*TASK*
Restate the data exactly as given and keep the pictures out.

*SUPPLIED MATERIAL*

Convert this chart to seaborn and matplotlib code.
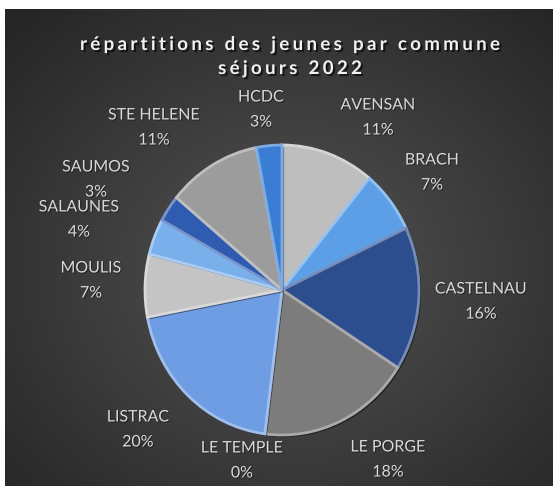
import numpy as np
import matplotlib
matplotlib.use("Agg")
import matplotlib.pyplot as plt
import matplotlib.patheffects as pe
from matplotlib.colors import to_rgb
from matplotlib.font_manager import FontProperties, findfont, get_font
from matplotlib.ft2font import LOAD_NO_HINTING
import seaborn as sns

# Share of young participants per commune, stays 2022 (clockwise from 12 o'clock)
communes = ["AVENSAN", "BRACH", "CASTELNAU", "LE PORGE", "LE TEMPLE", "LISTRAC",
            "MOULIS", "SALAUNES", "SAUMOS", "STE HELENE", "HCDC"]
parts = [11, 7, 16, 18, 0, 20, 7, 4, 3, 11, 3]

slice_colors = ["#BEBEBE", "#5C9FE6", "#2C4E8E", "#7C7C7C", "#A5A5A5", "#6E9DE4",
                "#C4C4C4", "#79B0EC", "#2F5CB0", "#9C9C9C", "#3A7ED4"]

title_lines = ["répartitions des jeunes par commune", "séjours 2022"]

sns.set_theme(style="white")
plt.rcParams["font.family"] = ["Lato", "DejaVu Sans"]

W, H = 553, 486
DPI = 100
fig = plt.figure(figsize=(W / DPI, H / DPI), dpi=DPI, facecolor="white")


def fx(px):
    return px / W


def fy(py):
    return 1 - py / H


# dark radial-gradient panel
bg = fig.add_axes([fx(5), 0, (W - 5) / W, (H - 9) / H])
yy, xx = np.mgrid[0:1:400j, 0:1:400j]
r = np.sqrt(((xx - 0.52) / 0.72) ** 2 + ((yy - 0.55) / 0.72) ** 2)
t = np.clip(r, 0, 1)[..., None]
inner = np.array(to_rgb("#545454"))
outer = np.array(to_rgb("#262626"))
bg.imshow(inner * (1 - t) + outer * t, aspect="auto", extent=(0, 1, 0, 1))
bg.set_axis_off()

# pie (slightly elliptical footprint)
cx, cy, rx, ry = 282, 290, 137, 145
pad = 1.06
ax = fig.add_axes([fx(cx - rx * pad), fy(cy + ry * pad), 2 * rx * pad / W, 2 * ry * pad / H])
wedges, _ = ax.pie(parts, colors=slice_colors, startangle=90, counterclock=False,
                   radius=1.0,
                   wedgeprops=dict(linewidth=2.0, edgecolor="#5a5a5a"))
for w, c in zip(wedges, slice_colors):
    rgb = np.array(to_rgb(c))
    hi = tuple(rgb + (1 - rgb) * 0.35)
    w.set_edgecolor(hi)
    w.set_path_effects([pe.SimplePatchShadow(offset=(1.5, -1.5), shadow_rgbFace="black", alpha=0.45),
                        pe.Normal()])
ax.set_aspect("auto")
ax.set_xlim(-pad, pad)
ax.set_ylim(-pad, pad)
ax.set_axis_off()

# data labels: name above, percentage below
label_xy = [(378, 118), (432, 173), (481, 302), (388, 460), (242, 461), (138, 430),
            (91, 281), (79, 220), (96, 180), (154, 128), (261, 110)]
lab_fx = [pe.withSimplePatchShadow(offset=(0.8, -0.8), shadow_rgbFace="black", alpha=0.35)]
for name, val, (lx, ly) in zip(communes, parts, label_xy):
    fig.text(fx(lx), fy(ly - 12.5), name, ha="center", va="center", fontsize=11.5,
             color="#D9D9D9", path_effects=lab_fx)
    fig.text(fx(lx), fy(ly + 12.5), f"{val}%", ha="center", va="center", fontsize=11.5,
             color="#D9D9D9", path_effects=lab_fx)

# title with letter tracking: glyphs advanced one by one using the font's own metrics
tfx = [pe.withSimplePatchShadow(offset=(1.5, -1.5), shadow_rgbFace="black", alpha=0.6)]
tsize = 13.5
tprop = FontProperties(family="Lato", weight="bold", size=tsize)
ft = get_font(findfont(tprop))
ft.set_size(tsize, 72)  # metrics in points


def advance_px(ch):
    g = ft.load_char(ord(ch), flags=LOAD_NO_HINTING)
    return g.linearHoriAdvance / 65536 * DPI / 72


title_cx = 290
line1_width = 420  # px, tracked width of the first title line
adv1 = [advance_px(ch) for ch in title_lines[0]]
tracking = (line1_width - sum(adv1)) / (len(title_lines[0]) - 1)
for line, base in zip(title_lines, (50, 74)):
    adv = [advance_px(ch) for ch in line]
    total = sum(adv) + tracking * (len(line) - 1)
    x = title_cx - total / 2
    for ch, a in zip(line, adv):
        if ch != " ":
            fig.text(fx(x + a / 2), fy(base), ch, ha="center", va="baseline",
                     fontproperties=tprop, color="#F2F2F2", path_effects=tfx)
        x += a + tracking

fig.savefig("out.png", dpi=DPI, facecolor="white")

*COMPLETED EXERCISE*
Convert this chart to seaborn and matplotlib code.
import numpy as np
import matplotlib
matplotlib.use("Agg")
import matplotlib.pyplot as plt
import matplotlib.patheffects as pe
from matplotlib.colors import to_rgb
from matplotlib.font_manager import FontProperties, findfont, get_font
from matplotlib.ft2font import LOAD_NO_HINTING
import seaborn as sns

# Share of young participants per commune, stays 2022 (clockwise from 12 o'clock)
communes = ["AVENSAN", "BRACH", "CASTELNAU", "LE PORGE", "LE TEMPLE", "LISTRAC",
            "MOULIS", "SALAUNES", "SAUMOS", "STE HELENE", "HCDC"]
parts = [11, 7, 16, 18, 0, 20, 7, 4, 3, 11, 3]

slice_colors = ["#BEBEBE", "#5C9FE6", "#2C4E8E", "#7C7C7C", "#A5A5A5", "#6E9DE4",
                "#C4C4C4", "#79B0EC", "#2F5CB0", "#9C9C9C", "#3A7ED4"]

title_lines = ["répartitions des jeunes par commune", "séjours 2022"]

sns.set_theme(style="white")
plt.rcParams["font.family"] = ["Lato", "DejaVu Sans"]

W, H = 553, 486
DPI = 100
fig = plt.figure(figsize=(W / DPI, H / DPI), dpi=DPI, facecolor="white")


def fx(px):
    return px / W


def fy(py):
    return 1 - py / H


# dark radial-gradient panel
bg = fig.add_axes([fx(5), 0, (W - 5) / W, (H - 9) / H])
yy, xx = np.mgrid[0:1:400j, 0:1:400j]
r = np.sqrt(((xx - 0.52) / 0.72) ** 2 + ((yy - 0.55) / 0.72) ** 2)
t = np.clip(r, 0, 1)[..., None]
inner = np.array(to_rgb("#545454"))
outer = np.array(to_rgb("#262626"))
bg.imshow(inner * (1 - t) + outer * t, aspect="auto", extent=(0, 1, 0, 1))
bg.set_axis_off()

# pie (slightly elliptical footprint)
cx, cy, rx, ry = 282, 290, 137, 145
pad = 1.06
ax = fig.add_axes([fx(cx - rx * pad), fy(cy + ry * pad), 2 * rx * pad / W, 2 * ry * pad / H])
wedges, _ = ax.pie(parts, colors=slice_colors, startangle=90, counterclock=False,
                   radius=1.0,
                   wedgeprops=dict(linewidth=2.0, edgecolor="#5a5a5a"))
for w, c in zip(wedges, slice_colors):
    rgb = np.array(to_rgb(c))
    hi = tuple(rgb + (1 - rgb) * 0.35)
    w.set_edgecolor(hi)
    w.set_path_effects([pe.SimplePatchShadow(offset=(1.5, -1.5), shadow_rgbFace="black", alpha=0.45),
                        pe.Normal()])
ax.set_aspect("auto")
ax.set_xlim(-pad, pad)
ax.set_ylim(-pad, pad)
ax.set_axis_off()

# data labels: name above, percentage below
label_xy = [(378, 118), (432, 173), (481, 302), (388, 460), (242, 461), (138, 430),
            (91, 281), (79, 220), (96, 180), (154, 128), (261, 110)]
lab_fx = [pe.withSimplePatchShadow(offset=(0.8, -0.8), shadow_rgbFace="black", alpha=0.35)]
for name, val, (lx, ly) in zip(communes, parts, label_xy):
    fig.text(fx(lx), fy(ly - 12.5), name, ha="center", va="center", fontsize=11.5,
             color="#D9D9D9", path_effects=lab_fx)
    fig.text(fx(lx), fy(ly + 12.5), f"{val}%", ha="center", va="center", fontsize=11.5,
             color="#D9D9D9", path_effects=lab_fx)

# title with letter tracking: glyphs advanced one by one using the font's own metrics
tfx = [pe.withSimplePatchShadow(offset=(1.5, -1.5), shadow_rgbFace="black", alpha=0.6)]
tsize = 13.5
tprop = FontProperties(family="Lato", weight="bold", size=tsize)
ft = get_font(findfont(tprop))
ft.set_size(tsize, 72)  # metrics in points


def advance_px(ch):
    g = ft.load_char(ord(ch), flags=LOAD_NO_HINTING)
    return g.linearHoriAdvance / 65536 * DPI / 72


title_cx = 290
line1_width = 420  # px, tracked width of the first title line
adv1 = [advance_px(ch) for ch in title_lines[0]]
tracking = (line1_width - sum(adv1)) / (len(title_lines[0]) - 1)
for line, base in zip(title_lines, (50, 74)):
    adv = [advance_px(ch) for ch in line]
    total = sum(adv) + tracking * (len(line) - 1)
    x = title_cx - total / 2
    for ch, a in zip(line, adv):
        if ch != " ":
            fig.text(fx(x + a / 2), fy(base), ch, ha="center", va="baseline",
                     fontproperties=tprop, color="#F2F2F2", path_effects=tfx)
        x += a + tracking

fig.savefig("out.png", dpi=DPI, facecolor="white")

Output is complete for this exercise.